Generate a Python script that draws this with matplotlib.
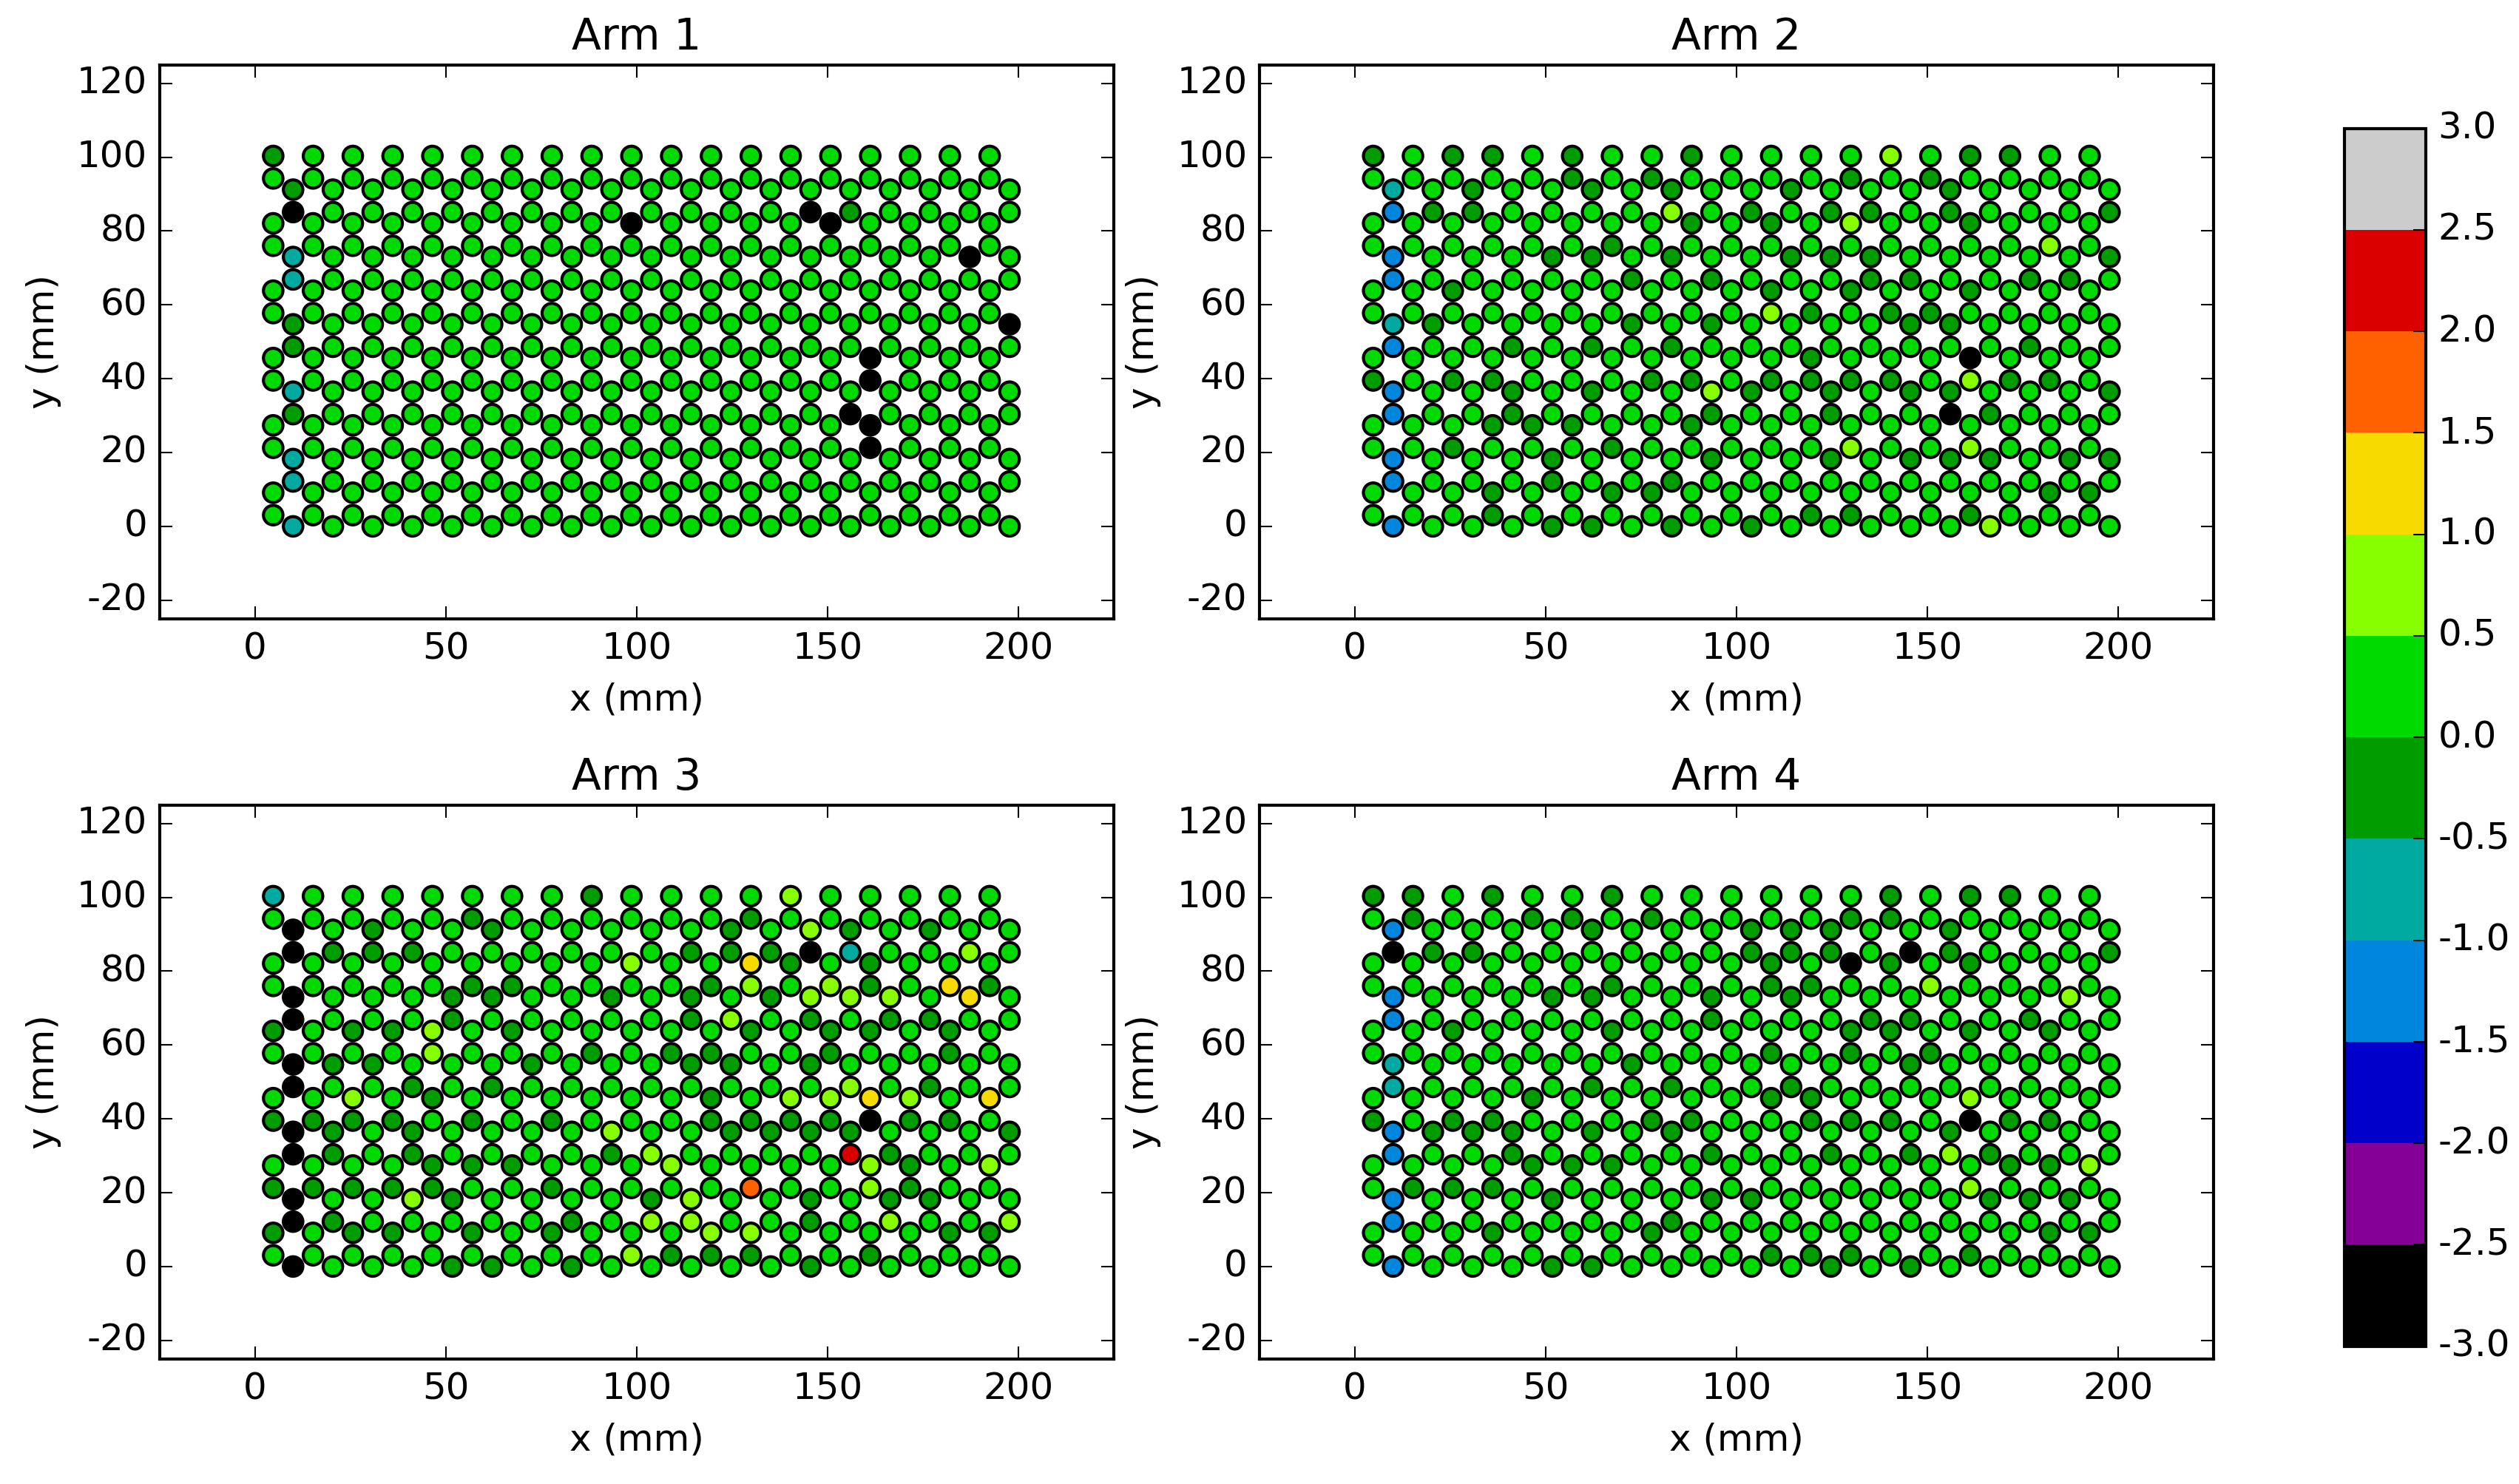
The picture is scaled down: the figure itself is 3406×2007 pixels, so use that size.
import numpy as np
import matplotlib
matplotlib.use("Agg")
import matplotlib.pyplot as plt

plt.style.use("classic")
plt.rcParams["font.family"] = ["DejaVu Sans"]
plt.rcParams["axes.unicode_minus"] = False

# ---------------------------
# sensor layout (honeycomb lattice, mm)
# ---------------------------
n_cols = 19
col_step = 10.43
x_start_b = 10.0                      # columns of the "B" sub-lattice
x_start_a = x_start_b - col_step / 2  # columns of the "A" sub-lattice

row_kind = ["A", "A", "B", "B", "A", "A", "B", "B", "A", "A", "B", "B",
            "A", "A", "B", "B", "A", "A", "B", "B", "A", "A", "B"]
row_y = [100.32, 94.24, 91.2, 85.12, 82.08, 76.0, 72.96, 66.88, 63.84, 57.76,
         54.72, 48.64, 45.6, 39.52, 36.48, 30.4, 27.36, 21.28, 18.24, 12.16,
         9.12, 3.04, 0.0]

# value read for each colour code (bin centres of the colour bar)
code_value = {"k": -2.75, "b": -1.25, "t": -0.75, "d": -0.25, ".": 0.25,
              "l": 0.75, "y": 1.25, "o": 1.75, "r": 2.25}

# ---------------------------
# readings, one string per row (top to bottom), one char per sensor
# ---------------------------
arm1 = [
    "d..................",
    "...................",
    "d..................",
    "k............kd....",
    ".........k....k....",
    "...................",
    "t................k.",
    "t..................",
    "...................",
    "...................",
    "d.................k",
    "d..................",
    "...............k...",
    "...............k...",
    "t..................",
    "d.............k....",
    "...............k...",
    "...............k...",
    "t..................",
    "t..................",
    "...................",
    "...................",
    "t..................",
]

arm2 = [
    "d.dd.d..d." "...l.dd..",
    ".....d.d.." "..d.d....",
    "t.d..d.d." ".d...d....",
    "bdd....l." "d.dd.d...d",
    "........d." "d.l..d...",
    "......d..." ".......l.",
    "b...dd.d." ".ddd.....d",
    "b.....d.d" "...dd..dd.",
    "..d......." "d.d..d...",
    ".........." "ld.dd....",
    "td....d.d" "....dd....",
    "b..d.d.d." ".......d..",
    ".........." ".d...k...",
    "d.dd...dd." "dddd.ldd.",
    "b..d.d..l" "d.d.dd...d",
    "b..d....d" "..d..kd...",
    "...ddd..d." ".........",
    "..d...d..." "..l..l...",
    "b...d...d" "..d.ddd.dd",
    "b...d..d." "..........",
    "...d..dd.." ".......dd",
    "...d......" ".dd..d...",
    "b...dd.d." "d.....l...",
]

arm3 = [
    "t.......d." "...l.....",
    ".....d...." "..d......",
    "k.d..d..." "..d.ld.d..",
    "kddd....." ".dddkt..l.",
    ".........l" "..yd.d...",
    ".....dd..." ".dl.ld.yd",
    "k...dd..d" ".d.dlll.y.",
    "k...d...." ".dl.d.dd..",
    "d.ddl.d..." "..d.dd.d.",
    "....l...d." "dd..d..d.",
    "kdd...d.." ".dd.d.....",
    "k..d.d..." ".....l.d..",
    "..l.d....." ".d.llyl.y",
    "dddd.d.d.." ".ddddkdd.",
    "kd.d....l" "..dddd...d",
    "kd.d....d" "l....rd...",
    "....ddd..." "l....ld.l",
    "ddddd..d.." "..o..ld..",
    "k..ld...." "dl..d.dd..",
    "kd.....d." "ll..d.l..l",
    "d.dd.d.d.." ".ll....dd",
    ".........l" "ddd..d...",
    "k...dd.d." "....d.....",
]

arm4 = [
    "dd.d..d..." "...d.dd..",
    ".d..dd.d.." "..dd.....",
    "b....d..." "ddd..d....",
    "kdd......" "ddd.kd...d",
    ".........." "d.kd.d...",
    "......d..." "dd..l....",
    "b...dd..d" ".d......l.",
    "b.......d" "...dd..d..",
    "..d...d..." "..dd.d.d.",
    ".........." "d.d.d....",
    "t.....d.." "....d.....",
    "t....d.d." ".d........",
    "....d....." "dd...l...",
    "d.dd...dd." ".ddd.kdd.",
    "bddd.d.d." ".....d....",
    "b..d....d" "..d.dld...",
    "....ddd..." "......ddl",
    ".ddd......" ".....l...",
    "b...d...d" "d.....ddd.",
    "b......d." "..........",
    "...d...d.." ".......dd",
    ".........." "ddd..d...",
    "b...dd..." "..d.d.....",
]

arms = [arm1, arm2, arm3, arm4]
titles = ["Arm 1", "Arm 2", "Arm 3", "Arm 4"]


def sensor_points(rows):
    xs, ys, vals = [], [], []
    for kind, y, line in zip(row_kind, row_y, rows):
        assert len(line) == n_cols
        x0 = x_start_a if kind == "A" else x_start_b
        for k, ch in enumerate(line):
            xs.append(x0 + k * col_step)
            ys.append(y)
            vals.append(code_value[ch])
    return np.array(xs), np.array(ys), np.array(vals)


cmap = matplotlib.colormaps["nipy_spectral"].resampled(12)

W, H = 3406, 2007
fig = plt.figure(figsize=(W / 300.0, H / 300.0), dpi=300, facecolor="white")

ax_w, ax_h = 1290.0 / W, 749.0 / H
positions = [
    [215.7 / W, 1 - 836.7 / H, ax_w, ax_h],
    [1703.0 / W, 1 - 836.7 / H, ax_w, ax_h],
    [215.7 / W, 1 - 1837.7 / H, ax_w, ax_h],
    [1703.0 / W, 1 - 1837.7 / H, ax_w, ax_h],
]

sc = None
for rows, title, pos in zip(arms, titles, positions):
    ax = fig.add_axes(pos)
    x, y, v = sensor_points(rows)
    sc = ax.scatter(x, y, c=v, cmap=cmap, vmin=-3, vmax=3, s=40,
                    edgecolors="k", linewidths=1.0, zorder=3)
    ax.set_xlim(-25, 225)
    ax.set_ylim(-25, 125)
    ax.set_xticks([0, 50, 100, 150, 200])
    ax.set_yticks([-20, 0, 20, 40, 60, 80, 100, 120])
    ax.set_xlabel("x (mm)", fontsize=12)
    ax.set_ylabel("y (mm)", fontsize=12)
    ax.set_title(title, fontsize=14)
    ax.tick_params(labelsize=12)

cax = fig.add_axes([3170.0 / W, 1 - 1820.7 / H, 110.0 / W, 1647.0 / H])
cb = fig.colorbar(sc, cax=cax, ticks=np.arange(-3.0, 3.01, 0.5), format="%.1f")
cb.ax.tick_params(labelsize=12)

fig.savefig("out.png", dpi=300, facecolor="white")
==================================================
What to do ▸ Write out each line of the listing above, exactly, from its first line to the line holding "x_start_a = x_start_b", inclusive. Skip the pictures.

Answer ▸
Generate a Python script that draws this with matplotlib.
The picture is scaled down: the figure itself is 3406×2007 pixels, so use that size.
import numpy as np
import matplotlib
matplotlib.use("Agg")
import matplotlib.pyplot as plt

plt.style.use("classic")
plt.rcParams["font.family"] = ["DejaVu Sans"]
plt.rcParams["axes.unicode_minus"] = False

# ---------------------------
# sensor layout (honeycomb lattice, mm)
# ---------------------------
n_cols = 19
col_step = 10.43
x_start_b = 10.0                      # columns of the "B" sub-lattice
x_start_a = x_start_b - col_step / 2  # columns of the "A" sub-lattice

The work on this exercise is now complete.